The economics of three players: ice creams and horses
Economics offers parallel insights. The American economist and mathematician Harold Hotelling illustrated instability through his famous “ice cream vendors on a beach” model. With two vendors, stability emerges as each occupies half the market. Introduce a third, and equilibrium collapses. Each keeps repositioning to maximise advantage, leaving the system in constant flux.
This idea, known as “minimum differentiation”, holds only in two-player settings. Add a third, and balance becomes elusive.
A related insight comes from Reinhard Selten, who shared the 1994 Nobel Prize with John Nash. Selten’s work on sequential decision-making—often illustrated through “Selten’s Horse”—shows how rational, step-by-step choices can still produce collectively unstable outcomes, especially when three actors are involved. Each player does what seems optimal in the moment, but the system as a whole remains fragile.
From families to foreign policy: the problem of balance
The logic extends beyond theory. Even in everyday life, three-player dynamics are notoriously difficult to manage. A family with three children often experiences more tension than one with two or four. Balance is harder to sustain. In geopolitics, where stakes are existential, the consequences are magnified.
The US, China and the rest of the world are locked into such a configuration. Each move by one actor forces recalibration by the others. Alliances become transactional, trust erodes, and long-term planning gives way to tactical manoeuvring.
What seems certain in an uncertain world
Despite the volatility, some trends appear increasingly clear.
First, there will be an intensified scramble for resources—energy, minerals, technology and supply chains—to keep both capital and labour aligned with national priorities. Second, countries outside the US–China dyad will attempt to build alternative economic and security arrangements. Their success, however, will be constrained by a third certainty: the continued dominance of the US dollar as the world’s reserve and trading currency.
China may nibble at the edges, but displacement of the dollar remains unlikely in the foreseeable future. A fourth certainty lies in technology. Despite Chinese claims, the US retains technological dominance, reinforced by controls that have sharply curtailed technology transfer and theft.

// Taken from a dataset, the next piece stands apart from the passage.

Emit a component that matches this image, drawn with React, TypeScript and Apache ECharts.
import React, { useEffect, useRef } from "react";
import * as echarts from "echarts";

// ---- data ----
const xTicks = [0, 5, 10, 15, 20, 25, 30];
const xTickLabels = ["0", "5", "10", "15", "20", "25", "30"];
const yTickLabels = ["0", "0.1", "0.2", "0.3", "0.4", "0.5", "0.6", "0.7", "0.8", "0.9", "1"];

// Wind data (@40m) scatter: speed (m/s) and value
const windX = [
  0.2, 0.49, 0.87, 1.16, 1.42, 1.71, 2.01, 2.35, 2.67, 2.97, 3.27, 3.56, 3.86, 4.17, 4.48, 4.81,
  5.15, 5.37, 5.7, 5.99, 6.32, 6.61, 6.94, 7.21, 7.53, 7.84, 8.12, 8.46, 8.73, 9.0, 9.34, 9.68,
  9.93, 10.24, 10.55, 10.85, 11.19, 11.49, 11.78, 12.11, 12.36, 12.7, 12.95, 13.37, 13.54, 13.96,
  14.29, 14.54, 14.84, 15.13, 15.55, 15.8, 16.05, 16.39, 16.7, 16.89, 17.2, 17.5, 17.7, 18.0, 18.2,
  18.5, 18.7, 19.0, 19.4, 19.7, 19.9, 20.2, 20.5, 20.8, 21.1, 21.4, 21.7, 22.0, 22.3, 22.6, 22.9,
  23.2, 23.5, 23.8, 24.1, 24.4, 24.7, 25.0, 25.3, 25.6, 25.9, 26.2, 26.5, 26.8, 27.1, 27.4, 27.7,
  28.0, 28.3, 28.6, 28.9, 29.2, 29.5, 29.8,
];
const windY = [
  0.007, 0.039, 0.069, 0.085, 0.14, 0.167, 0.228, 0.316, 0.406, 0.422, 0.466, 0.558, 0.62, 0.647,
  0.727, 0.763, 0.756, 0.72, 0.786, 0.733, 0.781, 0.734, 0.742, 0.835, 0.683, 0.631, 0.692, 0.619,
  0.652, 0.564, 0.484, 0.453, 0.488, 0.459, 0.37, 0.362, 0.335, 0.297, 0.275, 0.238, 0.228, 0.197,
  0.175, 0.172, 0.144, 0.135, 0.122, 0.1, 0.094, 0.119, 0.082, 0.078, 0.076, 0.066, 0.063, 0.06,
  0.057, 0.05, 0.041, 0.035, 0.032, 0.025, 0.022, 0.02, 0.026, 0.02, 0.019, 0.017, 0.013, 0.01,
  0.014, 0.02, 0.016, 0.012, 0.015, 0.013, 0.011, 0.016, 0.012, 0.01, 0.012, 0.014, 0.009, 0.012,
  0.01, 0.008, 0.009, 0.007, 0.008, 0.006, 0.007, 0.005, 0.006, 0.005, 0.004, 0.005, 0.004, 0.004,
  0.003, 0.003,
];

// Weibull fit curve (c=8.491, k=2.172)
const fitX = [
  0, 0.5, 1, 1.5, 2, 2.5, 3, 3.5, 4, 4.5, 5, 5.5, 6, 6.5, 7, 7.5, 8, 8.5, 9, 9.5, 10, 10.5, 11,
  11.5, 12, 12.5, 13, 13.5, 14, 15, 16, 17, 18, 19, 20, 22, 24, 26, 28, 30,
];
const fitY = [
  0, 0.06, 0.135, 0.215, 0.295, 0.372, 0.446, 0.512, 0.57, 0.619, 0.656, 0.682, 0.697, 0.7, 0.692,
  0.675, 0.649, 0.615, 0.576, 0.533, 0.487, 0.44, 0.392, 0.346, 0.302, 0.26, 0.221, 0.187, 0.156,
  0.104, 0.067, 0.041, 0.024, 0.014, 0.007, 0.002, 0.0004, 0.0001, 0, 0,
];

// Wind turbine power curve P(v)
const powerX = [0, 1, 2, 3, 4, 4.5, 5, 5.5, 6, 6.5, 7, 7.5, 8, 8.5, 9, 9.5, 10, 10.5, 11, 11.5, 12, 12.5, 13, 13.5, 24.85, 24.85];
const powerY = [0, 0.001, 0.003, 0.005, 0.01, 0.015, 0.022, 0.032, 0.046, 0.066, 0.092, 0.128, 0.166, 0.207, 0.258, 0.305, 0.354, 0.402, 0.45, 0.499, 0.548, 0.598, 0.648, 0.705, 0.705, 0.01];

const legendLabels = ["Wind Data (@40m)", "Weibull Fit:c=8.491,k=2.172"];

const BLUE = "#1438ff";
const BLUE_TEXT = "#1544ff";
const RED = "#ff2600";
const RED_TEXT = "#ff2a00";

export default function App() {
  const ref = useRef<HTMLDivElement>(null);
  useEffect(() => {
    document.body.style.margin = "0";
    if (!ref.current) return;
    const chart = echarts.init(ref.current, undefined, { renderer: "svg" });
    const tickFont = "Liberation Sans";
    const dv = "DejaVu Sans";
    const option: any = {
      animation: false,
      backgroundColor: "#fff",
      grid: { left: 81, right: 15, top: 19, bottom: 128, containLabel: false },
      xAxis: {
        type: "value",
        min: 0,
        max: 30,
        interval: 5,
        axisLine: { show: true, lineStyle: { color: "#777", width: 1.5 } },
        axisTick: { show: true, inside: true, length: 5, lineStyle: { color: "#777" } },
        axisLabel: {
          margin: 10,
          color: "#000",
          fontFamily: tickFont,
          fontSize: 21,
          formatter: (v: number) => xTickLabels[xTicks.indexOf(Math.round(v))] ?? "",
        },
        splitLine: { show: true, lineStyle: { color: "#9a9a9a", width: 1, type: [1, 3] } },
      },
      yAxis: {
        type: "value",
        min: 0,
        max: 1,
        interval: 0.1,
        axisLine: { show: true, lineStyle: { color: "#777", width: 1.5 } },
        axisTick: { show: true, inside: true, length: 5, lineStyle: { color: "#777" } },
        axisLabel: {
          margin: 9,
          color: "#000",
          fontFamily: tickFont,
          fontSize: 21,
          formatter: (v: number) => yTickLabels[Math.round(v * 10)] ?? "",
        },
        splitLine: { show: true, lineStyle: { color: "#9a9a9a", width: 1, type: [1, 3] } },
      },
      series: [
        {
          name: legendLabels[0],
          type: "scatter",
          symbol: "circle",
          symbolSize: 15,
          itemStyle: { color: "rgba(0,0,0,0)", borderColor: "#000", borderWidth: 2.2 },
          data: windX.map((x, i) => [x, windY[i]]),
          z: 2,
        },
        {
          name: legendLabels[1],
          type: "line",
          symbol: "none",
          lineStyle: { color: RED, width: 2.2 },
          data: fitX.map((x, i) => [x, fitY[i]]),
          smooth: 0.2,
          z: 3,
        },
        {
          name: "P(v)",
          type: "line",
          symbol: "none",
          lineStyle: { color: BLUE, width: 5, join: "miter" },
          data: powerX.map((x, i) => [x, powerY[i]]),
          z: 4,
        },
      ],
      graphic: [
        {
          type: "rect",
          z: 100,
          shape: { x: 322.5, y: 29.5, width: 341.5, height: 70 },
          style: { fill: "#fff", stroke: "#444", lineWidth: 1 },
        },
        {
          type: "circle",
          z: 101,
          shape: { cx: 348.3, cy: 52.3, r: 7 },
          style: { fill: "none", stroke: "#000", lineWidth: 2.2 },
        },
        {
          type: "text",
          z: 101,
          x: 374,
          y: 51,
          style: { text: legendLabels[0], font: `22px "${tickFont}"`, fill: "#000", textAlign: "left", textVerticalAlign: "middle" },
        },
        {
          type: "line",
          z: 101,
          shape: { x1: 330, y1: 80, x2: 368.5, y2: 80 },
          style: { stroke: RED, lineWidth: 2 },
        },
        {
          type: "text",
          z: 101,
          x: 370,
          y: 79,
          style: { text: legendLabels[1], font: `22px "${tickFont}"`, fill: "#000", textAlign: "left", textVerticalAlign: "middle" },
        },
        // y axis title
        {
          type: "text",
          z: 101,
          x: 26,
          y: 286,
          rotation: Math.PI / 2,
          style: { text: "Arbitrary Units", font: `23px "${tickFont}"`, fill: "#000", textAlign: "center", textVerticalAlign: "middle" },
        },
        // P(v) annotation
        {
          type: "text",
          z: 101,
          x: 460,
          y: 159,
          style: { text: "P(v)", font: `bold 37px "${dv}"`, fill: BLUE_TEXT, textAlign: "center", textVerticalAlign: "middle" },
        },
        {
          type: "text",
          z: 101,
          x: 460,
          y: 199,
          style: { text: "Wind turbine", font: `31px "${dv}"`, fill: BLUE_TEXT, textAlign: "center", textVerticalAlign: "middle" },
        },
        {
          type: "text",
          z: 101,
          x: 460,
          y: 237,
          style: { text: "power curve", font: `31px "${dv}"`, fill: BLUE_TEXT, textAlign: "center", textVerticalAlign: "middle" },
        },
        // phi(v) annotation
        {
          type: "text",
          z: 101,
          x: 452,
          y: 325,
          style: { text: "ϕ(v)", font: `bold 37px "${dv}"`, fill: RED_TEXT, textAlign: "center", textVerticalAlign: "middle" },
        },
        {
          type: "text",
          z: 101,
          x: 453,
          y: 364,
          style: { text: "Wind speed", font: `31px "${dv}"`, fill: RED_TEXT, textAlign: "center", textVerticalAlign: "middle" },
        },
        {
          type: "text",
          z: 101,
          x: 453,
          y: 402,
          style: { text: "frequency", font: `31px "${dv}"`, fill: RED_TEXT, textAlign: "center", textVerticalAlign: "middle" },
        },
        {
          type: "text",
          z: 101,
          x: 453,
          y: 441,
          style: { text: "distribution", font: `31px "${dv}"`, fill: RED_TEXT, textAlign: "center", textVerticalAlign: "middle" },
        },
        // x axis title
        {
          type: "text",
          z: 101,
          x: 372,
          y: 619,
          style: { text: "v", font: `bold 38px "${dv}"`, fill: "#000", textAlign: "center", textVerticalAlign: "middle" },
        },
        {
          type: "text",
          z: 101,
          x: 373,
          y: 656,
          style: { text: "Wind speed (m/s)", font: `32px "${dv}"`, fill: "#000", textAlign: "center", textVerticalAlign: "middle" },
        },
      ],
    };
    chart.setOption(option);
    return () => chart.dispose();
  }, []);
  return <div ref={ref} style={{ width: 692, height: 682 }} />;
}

China’s capacity for indigenous innovation, without access to global knowledge flows, remains limited.
The fifth certainty is political: a global squeeze on liberal values. The post-Cold War liberal moment now appears, in hindsight, as an aberration rather than a permanent condition. This shift will likely coincide with a contraction in global trade and slower economic integration.

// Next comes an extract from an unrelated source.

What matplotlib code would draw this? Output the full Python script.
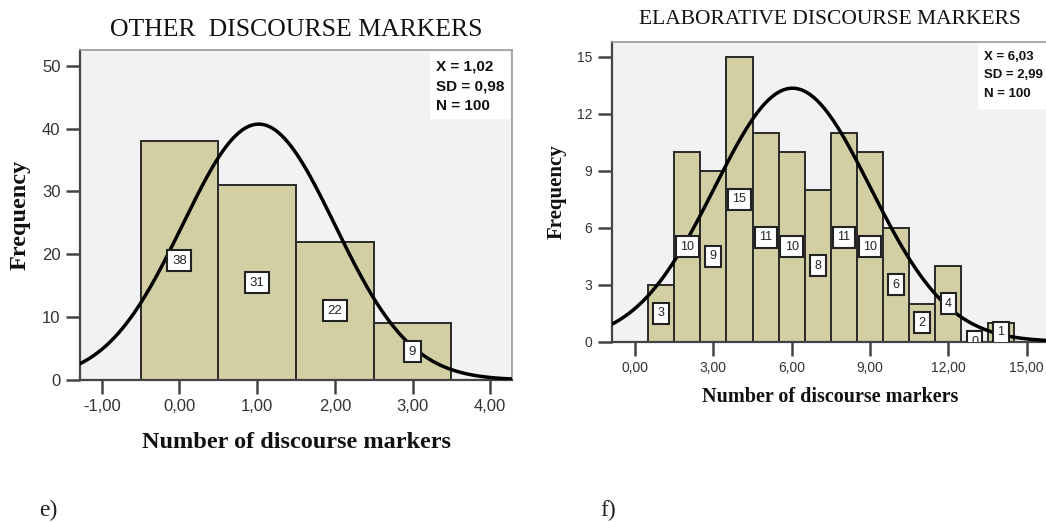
import numpy as np
import matplotlib
matplotlib.use("Agg")
import matplotlib.pyplot as plt

# ---------------- data ----------------
other_bins = [0, 1, 2, 3]
other_counts = [38, 31, 22, 9]
other_mean, other_sd, other_n = 1.02, 0.98, 100
other_xticks = [-1, 0, 1, 2, 3, 4]
other_yticks = [0, 10, 20, 30, 40, 50]

elab_bins = [1, 2, 3, 4, 5, 6, 7, 8, 9, 10, 11, 12, 13, 14]
elab_counts = [3, 10, 9, 15, 11, 10, 8, 11, 10, 6, 2, 4, 0, 1]
elab_mean, elab_sd, elab_n = 6.03, 2.99, 100
elab_xticks = [0, 3, 6, 9, 12, 15]
elab_yticks = [0, 3, 6, 9, 12, 15]

BAR = "#d1cfa3"
BG = "#f2f2f2"
SERIF = ["Liberation Serif", "DejaVu Serif"]
SANS = ["Liberation Sans", "DejaVu Sans"]

fig = plt.figure(figsize=(10.46, 5.23), dpi=100)
fig.patch.set_facecolor("white")


def fmt(v):
    return ("%.2f" % v).replace(".", ",")


def panel(rect, bins, counts, mean, sd, n, xticks, yticks, xlim, ylim,
          title, title_size, title_y, xlab_size, ylab_size, xlab_y, ylab_x,
          tick_size, box_size, stats_box, stats_size, stats_ls,
          show_right=True):
    ax = fig.add_axes(rect)
    ax.set_facecolor(BG)
    ax.bar(bins, counts, width=1.0, color=BAR, edgecolor="#2a2a2a",
           linewidth=1.4, zorder=2)
    xs = np.linspace(xlim[0], xlim[1], 400)
    ys = n * 1.0 / (sd * np.sqrt(2 * np.pi)) * np.exp(-0.5 * ((xs - mean) / sd) ** 2)
    ax.plot(xs, ys, color="black", lw=2.5, zorder=4)
    for b, c in zip(bins, counts):
        t = ax.text(b, c / 2.0, str(c), ha="center", va="center",
                    fontsize=box_size, family=SANS, color="#222222", zorder=5,
                    bbox=dict(boxstyle="square,pad=0.35", fc="white",
                              ec="#222222", lw=1.5))
        t.set_clip_on(True)
    ax.set_xlim(*xlim)
    ax.set_ylim(*ylim)
    ax.set_xticks(xticks)
    ax.set_xticklabels([fmt(t) for t in xticks])
    ax.set_yticks(yticks)
    ax.set_yticklabels([str(t) for t in yticks])
    ax.tick_params(axis="both", length=10, width=1.8, color="#444444",
                   labelsize=tick_size, labelcolor="#333333", pad=4)
    for lab in ax.get_xticklabels() + ax.get_yticklabels():
        lab.set_family(SANS)
    for s in ["left", "bottom"]:
        ax.spines[s].set_color("#444444")
        ax.spines[s].set_linewidth(1.6)
    for s in ["top", "right"]:
        ax.spines[s].set_color("#9a9a9a")
        ax.spines[s].set_linewidth(1.2)
    ax.spines["right"].set_visible(show_right)
    ax.set_axisbelow(True)
    # stats box
    bx0, by0, bx1, by1 = stats_box
    ax.add_patch(plt.Rectangle((bx0, by0), bx1 - bx0, by1 - by0,
                               transform=ax.transAxes, fc="white", ec="none",
                               zorder=6))
    ax.text(bx0 + 0.015, by1 - 0.025,
            "X = %s\nSD = %s\nN = %d" % (fmt(mean), fmt(sd), n),
            transform=ax.transAxes, ha="left", va="top", fontsize=stats_size,
            fontweight="bold", family=SANS, linespacing=stats_ls, zorder=7,
            color="#111111")
    # titles / labels (figure coordinates)
    cx = rect[0] + rect[2] / 2
    fig.text(cx, title_y, title, ha="center", va="center",
             fontsize=title_size, family=SERIF, color="#111111")
    fig.text(cx, xlab_y, "Number of discourse markers", ha="center",
             va="center", fontsize=xlab_size, fontweight="bold", family=SERIF,
             color="#111111")
    fig.text(ylab_x, rect[1] + rect[3] / 2, "Frequency", ha="center",
             va="center", rotation=90, fontsize=ylab_size, fontweight="bold",
             family=SERIF, color="#111111")
    return ax


H = 523.0
W = 1046.0

panel([80 / W, 1 - 380 / H, 432 / W, 330 / H],
      other_bins, other_counts, other_mean, other_sd, other_n,
      other_xticks, other_yticks, (-1.28, 4.28), (0, 52.5),
      "OTHER  DISCOURSE MARKERS", 18.5, 1 - 30 / H, 17.5, 17.5, 1 - 443 / H,
      20 / W, 12, 9.5, (0.81, 0.79, 0.995, 0.995), 11, 1.5)

panel([611.7 / W, 1 - 341.7 / H, 436 / W, 300 / H],
      elab_bins, elab_counts, elab_mean, elab_sd, elab_n,
      elab_xticks, elab_yticks, (-0.89, 15.8), (0, 15.79),
      "ELABORATIVE DISCOURSE MARKERS", 15.5, 1 - 20 / H, 14.5, 15, 1 - 397 / H,
      557 / W, 10, 9, (0.84, 0.775, 1.0, 0.995), 9.5, 1.75, show_right=False)

fig.text(48 / W, 1 - 510 / H, "e)", ha="center", va="center", fontsize=17,
         family=SERIF, color="#222222")
fig.text(608 / W, 1 - 510 / H, "f)", ha="center", va="center", fontsize=17,
         family=SERIF, color="#222222")

fig.savefig("out.png", dpi=100, facecolor="white")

The uncertainty that matters most
Uncertainties, by definition, resist prediction. But one area deserves particular attention: the hidden clauses in bilateral free trade agreements. As multilateralism weakens, power increasingly expresses itself through asymmetric, opaque deals. The real effects of today’s agreements may only become visible years later.
As Trump enters his second year, the question is no longer whether the world will be unstable. It is whether countries can learn to survive—and occasionally thrive—in a three-player game where balance is elusive, certainty is scarce, and disruption is the norm rather than the exception.